[Plotting code records]
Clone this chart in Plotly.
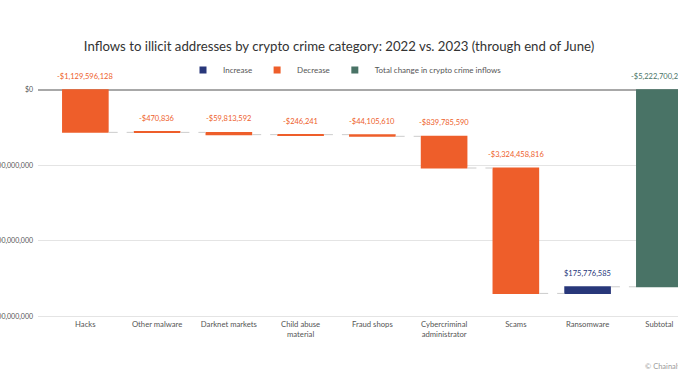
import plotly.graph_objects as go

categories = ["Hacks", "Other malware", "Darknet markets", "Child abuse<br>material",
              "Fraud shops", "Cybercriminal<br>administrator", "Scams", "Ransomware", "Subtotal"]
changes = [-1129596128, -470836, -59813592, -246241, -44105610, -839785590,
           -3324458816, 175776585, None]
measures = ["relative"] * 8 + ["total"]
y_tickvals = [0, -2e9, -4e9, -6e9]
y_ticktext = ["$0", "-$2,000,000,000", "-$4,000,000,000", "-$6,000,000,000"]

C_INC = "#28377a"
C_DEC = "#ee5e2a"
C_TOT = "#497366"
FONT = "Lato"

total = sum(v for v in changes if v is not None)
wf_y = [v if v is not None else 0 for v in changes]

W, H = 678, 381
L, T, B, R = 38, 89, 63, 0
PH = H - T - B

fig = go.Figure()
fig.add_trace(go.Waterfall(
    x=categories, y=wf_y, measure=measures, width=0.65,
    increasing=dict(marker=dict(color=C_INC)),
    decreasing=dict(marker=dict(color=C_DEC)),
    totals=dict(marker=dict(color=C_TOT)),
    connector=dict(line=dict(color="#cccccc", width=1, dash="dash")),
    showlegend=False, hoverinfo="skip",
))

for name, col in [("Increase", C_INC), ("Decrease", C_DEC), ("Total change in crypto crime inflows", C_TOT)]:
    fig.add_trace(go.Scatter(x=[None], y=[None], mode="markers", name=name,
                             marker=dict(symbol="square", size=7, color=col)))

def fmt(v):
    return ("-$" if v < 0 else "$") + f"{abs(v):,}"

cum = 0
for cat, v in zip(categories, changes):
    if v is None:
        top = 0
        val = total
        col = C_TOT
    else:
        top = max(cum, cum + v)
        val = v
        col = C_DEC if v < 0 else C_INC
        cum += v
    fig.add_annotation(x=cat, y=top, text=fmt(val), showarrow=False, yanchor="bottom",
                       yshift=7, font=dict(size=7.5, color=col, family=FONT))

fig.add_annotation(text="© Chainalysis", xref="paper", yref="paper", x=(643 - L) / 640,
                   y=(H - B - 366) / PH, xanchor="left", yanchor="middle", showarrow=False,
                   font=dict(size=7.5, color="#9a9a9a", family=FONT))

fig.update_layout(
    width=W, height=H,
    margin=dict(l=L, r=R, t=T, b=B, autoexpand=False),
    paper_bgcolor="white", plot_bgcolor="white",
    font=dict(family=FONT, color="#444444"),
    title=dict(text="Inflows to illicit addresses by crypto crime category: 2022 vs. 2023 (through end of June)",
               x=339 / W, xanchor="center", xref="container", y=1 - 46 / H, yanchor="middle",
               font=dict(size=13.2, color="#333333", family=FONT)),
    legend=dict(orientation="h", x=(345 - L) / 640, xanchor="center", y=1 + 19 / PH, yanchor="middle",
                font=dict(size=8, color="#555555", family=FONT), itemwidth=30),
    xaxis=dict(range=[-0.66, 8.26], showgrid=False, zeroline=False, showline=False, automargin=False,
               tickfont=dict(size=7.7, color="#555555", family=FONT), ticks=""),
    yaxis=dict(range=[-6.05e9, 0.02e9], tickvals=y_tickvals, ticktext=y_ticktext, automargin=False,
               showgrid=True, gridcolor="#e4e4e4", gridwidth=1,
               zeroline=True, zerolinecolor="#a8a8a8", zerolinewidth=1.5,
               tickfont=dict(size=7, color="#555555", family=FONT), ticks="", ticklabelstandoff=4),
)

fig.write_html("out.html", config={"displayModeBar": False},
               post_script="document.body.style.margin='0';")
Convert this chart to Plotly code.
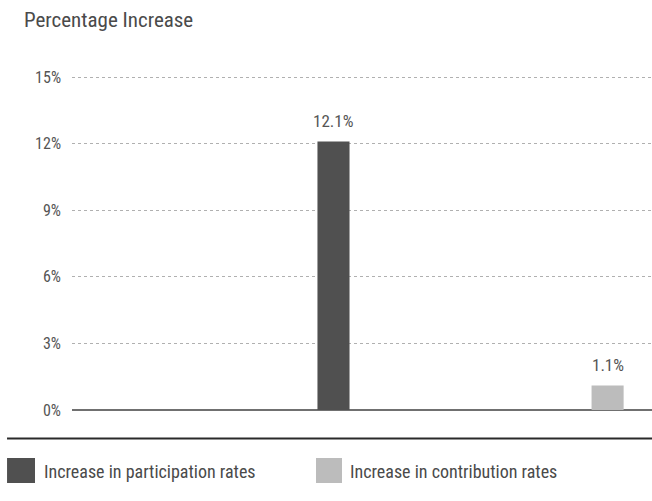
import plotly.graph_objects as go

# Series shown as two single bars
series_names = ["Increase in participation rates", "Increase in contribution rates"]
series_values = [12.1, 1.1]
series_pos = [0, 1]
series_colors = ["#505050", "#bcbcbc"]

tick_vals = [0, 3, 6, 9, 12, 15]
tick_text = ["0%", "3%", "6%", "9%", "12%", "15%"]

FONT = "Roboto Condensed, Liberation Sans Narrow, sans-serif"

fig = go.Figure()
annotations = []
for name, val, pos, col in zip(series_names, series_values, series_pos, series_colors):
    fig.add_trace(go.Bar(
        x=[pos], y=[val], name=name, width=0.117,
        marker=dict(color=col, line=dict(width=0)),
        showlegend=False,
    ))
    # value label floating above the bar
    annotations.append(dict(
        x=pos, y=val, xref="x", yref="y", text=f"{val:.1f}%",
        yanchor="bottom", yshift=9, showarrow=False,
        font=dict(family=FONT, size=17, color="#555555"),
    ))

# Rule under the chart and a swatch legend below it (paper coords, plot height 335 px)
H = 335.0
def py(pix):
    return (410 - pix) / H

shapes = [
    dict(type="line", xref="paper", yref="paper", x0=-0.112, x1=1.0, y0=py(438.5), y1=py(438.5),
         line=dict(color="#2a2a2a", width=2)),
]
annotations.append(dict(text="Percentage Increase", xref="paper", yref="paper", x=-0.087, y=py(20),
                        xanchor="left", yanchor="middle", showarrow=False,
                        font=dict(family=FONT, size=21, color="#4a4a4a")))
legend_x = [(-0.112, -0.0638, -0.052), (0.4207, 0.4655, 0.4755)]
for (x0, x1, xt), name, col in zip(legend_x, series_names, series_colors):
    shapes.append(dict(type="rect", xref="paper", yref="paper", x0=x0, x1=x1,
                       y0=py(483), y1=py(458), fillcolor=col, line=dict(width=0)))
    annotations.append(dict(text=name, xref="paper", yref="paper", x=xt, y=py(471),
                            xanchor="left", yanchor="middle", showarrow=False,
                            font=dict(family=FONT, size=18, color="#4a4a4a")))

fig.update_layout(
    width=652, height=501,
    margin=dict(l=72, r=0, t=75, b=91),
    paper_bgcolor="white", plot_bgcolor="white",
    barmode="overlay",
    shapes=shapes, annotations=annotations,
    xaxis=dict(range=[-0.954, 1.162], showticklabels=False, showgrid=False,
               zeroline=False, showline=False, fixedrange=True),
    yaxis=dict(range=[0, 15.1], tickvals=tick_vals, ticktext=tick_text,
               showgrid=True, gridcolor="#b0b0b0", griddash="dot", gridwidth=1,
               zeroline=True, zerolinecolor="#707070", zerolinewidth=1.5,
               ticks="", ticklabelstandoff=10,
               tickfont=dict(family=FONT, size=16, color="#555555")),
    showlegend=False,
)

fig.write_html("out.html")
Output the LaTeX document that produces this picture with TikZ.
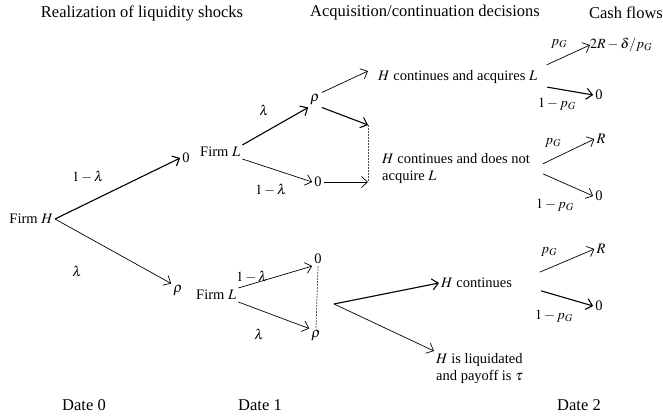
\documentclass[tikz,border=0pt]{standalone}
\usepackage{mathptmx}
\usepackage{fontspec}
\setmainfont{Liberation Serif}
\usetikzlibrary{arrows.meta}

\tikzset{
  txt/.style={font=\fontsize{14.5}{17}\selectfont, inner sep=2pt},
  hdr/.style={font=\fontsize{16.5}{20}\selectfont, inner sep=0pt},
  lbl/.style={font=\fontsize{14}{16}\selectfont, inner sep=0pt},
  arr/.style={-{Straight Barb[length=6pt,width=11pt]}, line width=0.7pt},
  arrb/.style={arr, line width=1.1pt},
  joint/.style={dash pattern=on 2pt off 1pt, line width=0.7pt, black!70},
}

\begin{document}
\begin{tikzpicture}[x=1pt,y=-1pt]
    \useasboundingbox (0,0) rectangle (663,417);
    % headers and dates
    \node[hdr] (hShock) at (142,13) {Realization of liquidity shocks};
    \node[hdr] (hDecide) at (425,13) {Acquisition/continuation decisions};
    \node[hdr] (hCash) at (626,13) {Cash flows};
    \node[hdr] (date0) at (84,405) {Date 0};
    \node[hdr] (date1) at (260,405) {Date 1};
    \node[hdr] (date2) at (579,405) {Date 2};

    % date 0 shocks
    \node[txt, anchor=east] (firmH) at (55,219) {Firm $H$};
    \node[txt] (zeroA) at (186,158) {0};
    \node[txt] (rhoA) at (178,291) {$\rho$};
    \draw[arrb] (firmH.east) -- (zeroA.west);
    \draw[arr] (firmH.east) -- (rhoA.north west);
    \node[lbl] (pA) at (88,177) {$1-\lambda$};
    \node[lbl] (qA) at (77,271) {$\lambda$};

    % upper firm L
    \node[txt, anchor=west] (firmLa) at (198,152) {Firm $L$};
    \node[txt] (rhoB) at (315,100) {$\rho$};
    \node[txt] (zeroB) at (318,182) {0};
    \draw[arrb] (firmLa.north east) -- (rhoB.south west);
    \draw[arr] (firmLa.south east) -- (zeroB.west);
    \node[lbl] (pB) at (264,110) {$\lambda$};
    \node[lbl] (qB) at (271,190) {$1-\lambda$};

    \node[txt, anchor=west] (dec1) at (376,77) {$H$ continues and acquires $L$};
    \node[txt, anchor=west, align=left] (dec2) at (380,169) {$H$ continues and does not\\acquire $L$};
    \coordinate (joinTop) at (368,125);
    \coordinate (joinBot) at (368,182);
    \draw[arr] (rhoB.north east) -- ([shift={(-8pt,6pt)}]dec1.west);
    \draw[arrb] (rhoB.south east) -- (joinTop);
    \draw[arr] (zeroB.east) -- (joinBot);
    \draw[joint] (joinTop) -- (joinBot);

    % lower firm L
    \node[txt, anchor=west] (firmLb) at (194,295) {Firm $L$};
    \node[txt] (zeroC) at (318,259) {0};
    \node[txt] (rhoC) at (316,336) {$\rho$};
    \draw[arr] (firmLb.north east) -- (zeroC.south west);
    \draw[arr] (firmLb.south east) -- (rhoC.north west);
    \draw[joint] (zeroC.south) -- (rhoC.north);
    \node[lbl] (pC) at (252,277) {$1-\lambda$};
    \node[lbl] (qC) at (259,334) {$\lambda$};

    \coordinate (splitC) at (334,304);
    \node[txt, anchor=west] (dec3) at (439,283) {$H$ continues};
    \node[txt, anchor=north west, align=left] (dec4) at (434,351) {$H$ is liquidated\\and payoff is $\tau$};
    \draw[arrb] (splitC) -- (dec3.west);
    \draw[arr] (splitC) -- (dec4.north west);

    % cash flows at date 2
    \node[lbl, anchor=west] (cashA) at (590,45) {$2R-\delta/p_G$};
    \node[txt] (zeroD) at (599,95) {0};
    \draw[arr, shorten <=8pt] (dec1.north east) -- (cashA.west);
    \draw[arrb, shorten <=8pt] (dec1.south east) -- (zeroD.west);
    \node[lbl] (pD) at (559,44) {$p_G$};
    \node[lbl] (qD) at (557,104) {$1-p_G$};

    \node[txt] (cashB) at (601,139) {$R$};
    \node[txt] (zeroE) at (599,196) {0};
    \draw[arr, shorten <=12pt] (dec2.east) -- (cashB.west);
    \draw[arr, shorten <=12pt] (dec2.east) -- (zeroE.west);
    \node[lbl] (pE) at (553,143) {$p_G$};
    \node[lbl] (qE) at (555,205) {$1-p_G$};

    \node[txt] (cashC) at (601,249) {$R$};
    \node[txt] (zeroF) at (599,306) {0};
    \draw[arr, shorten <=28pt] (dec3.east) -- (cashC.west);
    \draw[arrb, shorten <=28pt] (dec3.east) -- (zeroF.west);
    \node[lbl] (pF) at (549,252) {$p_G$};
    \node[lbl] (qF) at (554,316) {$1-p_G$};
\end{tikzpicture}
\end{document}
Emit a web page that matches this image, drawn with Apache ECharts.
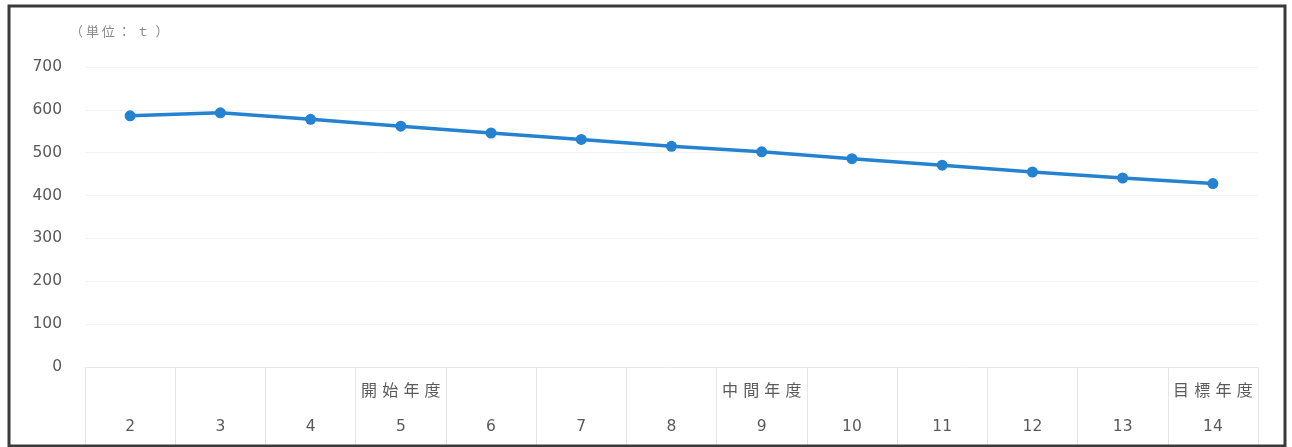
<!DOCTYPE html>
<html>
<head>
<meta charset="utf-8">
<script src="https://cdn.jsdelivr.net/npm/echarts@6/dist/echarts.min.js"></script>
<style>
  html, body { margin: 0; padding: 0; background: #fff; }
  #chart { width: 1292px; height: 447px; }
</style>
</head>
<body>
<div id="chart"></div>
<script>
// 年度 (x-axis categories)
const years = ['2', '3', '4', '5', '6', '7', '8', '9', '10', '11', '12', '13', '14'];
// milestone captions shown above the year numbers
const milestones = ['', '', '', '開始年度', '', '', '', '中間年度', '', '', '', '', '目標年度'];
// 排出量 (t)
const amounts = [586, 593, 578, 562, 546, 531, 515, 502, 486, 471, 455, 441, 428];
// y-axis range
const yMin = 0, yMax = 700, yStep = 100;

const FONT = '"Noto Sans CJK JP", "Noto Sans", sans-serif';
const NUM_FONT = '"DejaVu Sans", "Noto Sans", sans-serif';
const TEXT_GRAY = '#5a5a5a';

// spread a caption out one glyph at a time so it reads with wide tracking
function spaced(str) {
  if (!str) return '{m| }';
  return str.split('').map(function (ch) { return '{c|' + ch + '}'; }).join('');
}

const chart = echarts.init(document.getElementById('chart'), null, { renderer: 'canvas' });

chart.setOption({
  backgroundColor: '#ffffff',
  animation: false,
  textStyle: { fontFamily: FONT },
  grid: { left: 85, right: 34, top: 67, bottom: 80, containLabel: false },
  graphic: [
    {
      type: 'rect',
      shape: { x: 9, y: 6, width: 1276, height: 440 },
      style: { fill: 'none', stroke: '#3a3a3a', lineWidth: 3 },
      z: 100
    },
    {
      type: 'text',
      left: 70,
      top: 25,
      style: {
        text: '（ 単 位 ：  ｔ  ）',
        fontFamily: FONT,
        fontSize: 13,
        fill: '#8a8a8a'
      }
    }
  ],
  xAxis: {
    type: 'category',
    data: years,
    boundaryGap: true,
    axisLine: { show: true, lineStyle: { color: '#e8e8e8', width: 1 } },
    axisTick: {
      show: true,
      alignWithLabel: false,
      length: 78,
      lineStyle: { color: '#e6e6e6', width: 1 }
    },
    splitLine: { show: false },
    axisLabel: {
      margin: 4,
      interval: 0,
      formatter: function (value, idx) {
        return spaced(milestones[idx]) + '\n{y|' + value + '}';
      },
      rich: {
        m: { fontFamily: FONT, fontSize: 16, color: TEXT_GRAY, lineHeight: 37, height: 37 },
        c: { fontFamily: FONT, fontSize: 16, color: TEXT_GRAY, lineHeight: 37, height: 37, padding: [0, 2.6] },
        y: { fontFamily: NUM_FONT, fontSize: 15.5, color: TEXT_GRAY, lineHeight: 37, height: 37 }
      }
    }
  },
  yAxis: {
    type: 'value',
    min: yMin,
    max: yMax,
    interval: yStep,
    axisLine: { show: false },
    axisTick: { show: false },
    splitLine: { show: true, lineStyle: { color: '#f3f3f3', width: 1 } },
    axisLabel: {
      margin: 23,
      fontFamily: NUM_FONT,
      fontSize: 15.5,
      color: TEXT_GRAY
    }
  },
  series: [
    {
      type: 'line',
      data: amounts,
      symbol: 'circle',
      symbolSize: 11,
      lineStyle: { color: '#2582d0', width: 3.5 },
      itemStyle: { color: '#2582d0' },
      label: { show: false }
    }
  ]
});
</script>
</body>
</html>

*Request*:
Hand back the exact lines from the start of the entries to the line with "PH = H - T - B", both ends kept and pictures left out.

*Answer*:
Clone this chart in Plotly.
import plotly.graph_objects as go

categories = ["Hacks", "Other malware", "Darknet markets", "Child abuse<br>material",
              "Fraud shops", "Cybercriminal<br>administrator", "Scams", "Ransomware", "Subtotal"]
changes = [-1129596128, -470836, -59813592, -246241, -44105610, -839785590,
           -3324458816, 175776585, None]
measures = ["relative"] * 8 + ["total"]
y_tickvals = [0, -2e9, -4e9, -6e9]
y_ticktext = ["$0", "-$2,000,000,000", "-$4,000,000,000", "-$6,000,000,000"]

C_INC = "#28377a"
C_DEC = "#ee5e2a"
C_TOT = "#497366"
FONT = "Lato"

total = sum(v for v in changes if v is not None)
wf_y = [v if v is not None else 0 for v in changes]

W, H = 678, 381
L, T, B, R = 38, 89, 63, 0
PH = H - T - B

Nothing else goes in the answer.